Pictures stay out of this copy, which runs from the first line of the material through the line containing "['#000080', '#FF00FF', '#FFFF00', '#00FFFF'];".

:::

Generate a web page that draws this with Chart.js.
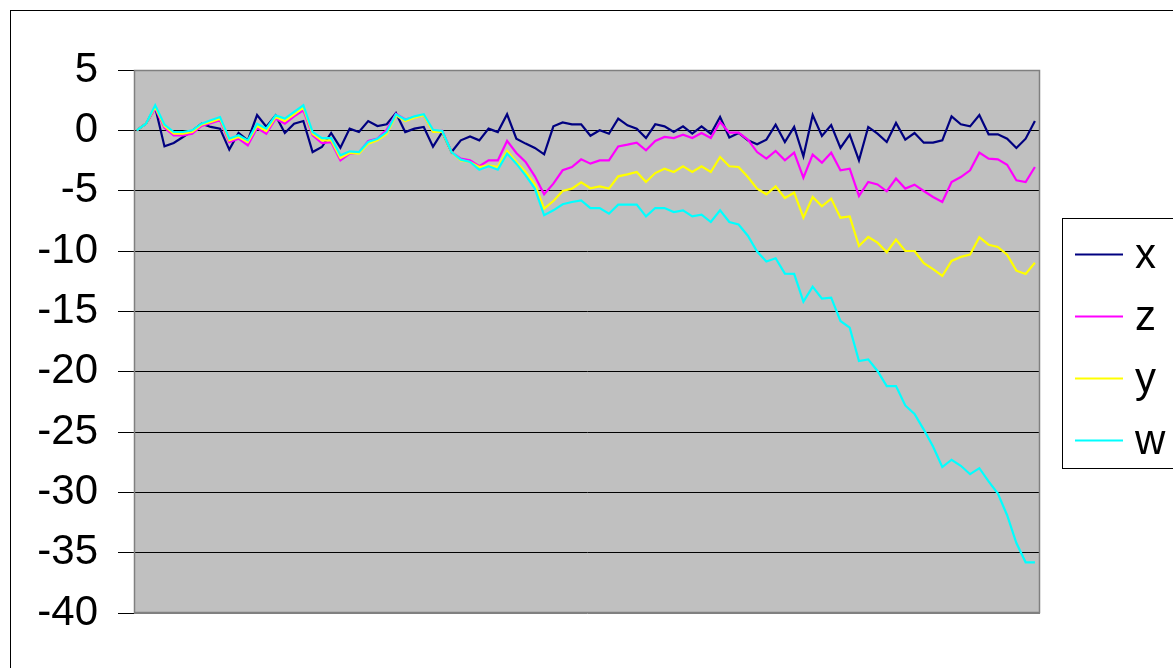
<!DOCTYPE html>
<html>
<head>
<meta charset="utf-8">
<style>
  html, body { margin: 0; padding: 0; background: #fff; }
  #wrap { width: 1173px; height: 668px; position: relative; overflow: hidden; }
</style>
<script src="https://cdn.jsdelivr.net/npm/chart.js@4.4.1/dist/chart.umd.min.js"></script>
</head>
<body>
<div id="wrap"><canvas id="c" width="1173" height="668"></canvas></div>
<script>
// Period numbers along the horizontal axis (not labelled)
const periods = Array.from({ length: 98 }, (_, i) => i + 1);

const seriesNames = ['x', 'z', 'y', 'w'];
const seriesColors = ['#000080', '#FF00FF', '#FFFF00', '#00FFFF'];

const xValues = [
  0, 0.55, 1.9, -1.33, -1.05, -0.55, -0.05, 0.55, 0.28, 0.14,
  -1.6, -0.22, -0.83, 1.27, 0.3, 1.24, -0.22, 0.55, 0.77, -1.8,
  -1.38, -0.22, -1.44, 0.14, -0.14, 0.77, 0.36, 0.5, 1.44, -0.14,
  0.14, 0.28, -1.35, -0.14, -1.8, -0.83, -0.5, -0.83, 0.14, -0.14,
  1.33, -0.69, -1.1, -1.46, -1.99, 0.33, 0.66, 0.5, 0.5, -0.45,
  0, -0.28, 0.97, 0.41, 0.14, -0.64, 0.5, 0.33, -0.14, 0.33,
  -0.28, 0.33, -0.28, 1.1, -0.6, -0.22, -0.83, -1.16, -0.77, 0.47,
  -0.97, 0.28, -2.15, 1.27, -0.47, 0.44, -1.46, -0.36, -2.49, 0.28,
  -0.28, -0.97, 0.61, -0.77, -0.22, -1.02, -1.02, -0.83, 1.16, 0.5,
  0.33, 1.27, -0.33, -0.33, -0.69, -1.46, -0.69, 0.77
];

const zValues = [
  0, 0.55, 1.8, 0.22, -0.41, -0.41, -0.28, 0.36, 0.6, 0.83,
  -0.97, -0.69, -1.24, 0.19, -0.28, 0.97, 0.55, 1.16, 1.66, -0.41,
  -1.05, -0.97, -2.49, -1.93, -1.85, -0.88, -0.69, 0.05, 1.38, 0.9,
  1.1, 1.24, -0.1, -0.05, -1.8, -2.35, -2.49, -2.98, -2.49, -2.49,
  -0.88, -1.88, -2.62, -3.81, -5.3, -4.42, -3.31, -3.04, -2.4, -2.76,
  -2.49, -2.49, -1.33, -1.19, -1.02, -1.66, -0.88, -0.55, -0.64, -0.36,
  -0.64, -0.22, -0.64, 0.69, -0.19, -0.19, -0.77, -1.8, -2.35, -1.71,
  -2.49, -1.85, -3.92, -2.02, -2.68, -1.85, -3.31, -3.18, -5.44, -4.28,
  -4.48, -5.05, -4.0, -4.83, -4.5, -5.03, -5.52, -5.94, -4.28, -3.87,
  -3.31, -1.85, -2.35, -2.4, -2.85, -4.14, -4.28, -3.04
];

const yValues = [
  0, 0.55, 1.93, 0.36, -0.28, -0.28, -0.14, 0.47, 0.69, 0.97,
  -0.83, -0.55, -0.97, 0.36, -0.05, 1.1, 0.77, 1.33, 1.88, -0.28,
  -0.83, -0.83, -2.29, -1.88, -1.93, -1.1, -0.83, -0.28, 1.24, 0.77,
  1.05, 1.24, -0.14, -0.14, -1.8, -2.49, -2.62, -3.04, -2.9, -3.04,
  -1.71, -2.62, -3.45, -4.48, -6.49, -5.86, -5.03, -4.83, -4.3, -4.8,
  -4.64, -4.83, -3.81, -3.65, -3.45, -4.28, -3.54, -3.18, -3.45, -2.98,
  -3.45, -2.98, -3.45, -2.21, -2.98, -3.04, -3.87, -4.83, -5.3, -4.64,
  -5.61, -5.17, -7.24, -5.52, -6.3, -5.66, -7.24, -7.13, -9.59, -8.84,
  -9.31, -10.1, -9.05, -10.0, -10.0, -11.0, -11.5, -12.07, -10.82, -10.49,
  -10.3, -8.86, -9.48, -9.67, -10.3, -11.63, -11.9, -10.98
];

const wValues = [
  0, 0.55, 2.07, 0.47, -0.14, -0.14, 0, 0.55, 0.83, 1.1,
  -0.69, -0.41, -0.83, 0.55, 0.14, 1.24, 0.97, 1.52, 2.07, -0.14,
  -0.64, -0.64, -2.07, -1.74, -1.8, -0.97, -0.69, -0.14, 1.33, 0.88,
  1.16, 1.33, 0.05, -0.05, -1.8, -2.43, -2.62, -3.26, -2.98, -3.26,
  -1.93, -2.76, -3.73, -4.83, -7.04, -6.63, -6.13, -5.94, -5.8, -6.44,
  -6.44, -6.91, -6.16, -6.16, -6.16, -7.13, -6.44, -6.44, -6.77, -6.63,
  -7.13, -6.99, -7.6, -6.63, -7.6, -7.8, -8.73, -10.04, -10.87, -10.6,
  -11.87, -11.9, -14.2, -12.95, -13.95, -13.87, -15.8, -16.35, -19.12, -18.98,
  -19.94, -21.2, -21.19, -22.8, -23.5, -24.8, -26.2, -27.9, -27.3, -27.8,
  -28.5, -28.0, -29.1, -30.1, -31.9, -34.2, -35.8, -35.8
];

const yTickValues = [5, 0, -5, -10, -15, -20, -25, -30, -35, -40];

const allValues = [xValues, zValues, yValues, wValues];
const FONT = "'Liberation Sans', Arial, sans-serif";

// Grey plot background, outer frame, and the plot-area border
const framePlugin = {
  id: 'frame',
  beforeDraw(chart) {
    const { ctx, chartArea: a } = chart;
    ctx.save();
    ctx.fillStyle = '#fff';
    ctx.fillRect(0, 0, chart.width, chart.height);
    ctx.strokeStyle = '#000';
    ctx.lineWidth = 1;
    ctx.strokeRect(10.5, 10.5, chart.width + 50, chart.height + 50);
    ctx.fillStyle = '#C0C0C0';
    ctx.fillRect(a.left, a.top, a.right - a.left, a.bottom - a.top);
    ctx.restore();
  },
  beforeDatasetsDraw(chart) {
    const { ctx, chartArea: a } = chart;
    ctx.save();
    ctx.strokeStyle = '#808080';
    ctx.lineWidth = 1.5;
    ctx.strokeRect(a.left + 0.5, a.top + 0.5, a.right - a.left - 1, a.bottom - a.top - 1);
    ctx.restore();
  }
};

// Boxed legend on the right, built from the chart's datasets
const boxLegendPlugin = {
  id: 'boxLegend',
  afterDraw(chart) {
    const { ctx } = chart;
    const left = 1062, top = 218, bottom = 468;
    ctx.save();
    ctx.fillStyle = '#fff';
    ctx.fillRect(left, top, chart.width - left + 20, bottom - top);
    ctx.strokeStyle = '#000';
    ctx.lineWidth = 1;
    ctx.strokeRect(left + 0.5, top + 0.5, chart.width - left + 20, bottom - top);
    const items = chart.data.datasets.slice().sort((p, q) => p.legendIndex - q.legendIndex);
    ctx.font = '42px ' + FONT;
    ctx.textBaseline = 'middle';
    ctx.textAlign = 'left';
    items.forEach((ds, k) => {
      const cy = 254 + k * 62;
      ctx.strokeStyle = ds.borderColor;
      ctx.lineWidth = 2;
      ctx.beginPath();
      ctx.moveTo(1075, cy + 0.5);
      ctx.lineTo(1123, cy + 0.5);
      ctx.stroke();
      ctx.fillStyle = '#000';
      ctx.fillText(ds.label, 1135, cy + 2);
    });
    ctx.restore();
  }
};

const datasets = seriesNames.map((name, k) => ({
  label: name,
  legendIndex: k,
  order: seriesNames.length - k,
  data: allValues[k].map((v, i) => ({ x: periods[i], y: v })),
  borderColor: seriesColors[k],
  backgroundColor: seriesColors[k],
  borderWidth: 2.2,
  pointRadius: 0,
  tension: 0,
  fill: false
}));

new Chart(document.getElementById('c'), {
  type: 'line',
  data: { datasets },
  options: {
    responsive: false,
    animation: false,
    devicePixelRatio: 1,
    layout: { padding: { left: 0, top: 70, right: 133, bottom: 55 } },
    plugins: { legend: { display: false }, tooltip: { enabled: false } },
    scales: {
      x: {
        type: 'linear',
        display: false,
        min: periods[0] - 0.29,
        max: periods[periods.length - 1] + 0.55
      },
      y: {
        min: -40,
        max: 5,
        afterFit(scale) { scale.width = 134; },
        afterBuildTicks(scale) { scale.ticks = yTickValues.map(v => ({ value: v })); },
        border: { display: true, color: '#808080', width: 1 },
        grid: {
          color: c => (c.tick && (c.tick.value === 5 || c.tick.value === -40)) ? '#808080' : '#000',
          lineWidth: 1,
          drawTicks: true,
          tickLength: 16,
          tickColor: '#000',
          tickWidth: 1
        },
        ticks: {
          color: '#000',
          padding: 20,
          font: { family: FONT, size: 42 },
          callback: v => String(v)
        }
      }
    }
  },
  plugins: [framePlugin, boxLegendPlugin]
});
</script>
</body>
</html>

:::

Final result:
Generate a web page that draws this with Chart.js.
<!DOCTYPE html>
<html>
<head>
<meta charset="utf-8">
<style>
  html, body { margin: 0; padding: 0; background: #fff; }
  #wrap { width: 1173px; height: 668px; position: relative; overflow: hidden; }
</style>
<script src="https://cdn.jsdelivr.net/npm/chart.js@4.4.1/dist/chart.umd.min.js"></script>
</head>
<body>
<div id="wrap"><canvas id="c" width="1173" height="668"></canvas></div>
<script>
// Period numbers along the horizontal axis (not labelled)
const periods = Array.from({ length: 98 }, (_, i) => i + 1);

const seriesNames = ['x', 'z', 'y', 'w'];
const seriesColors = ['#000080', '#FF00FF', '#FFFF00', '#00FFFF'];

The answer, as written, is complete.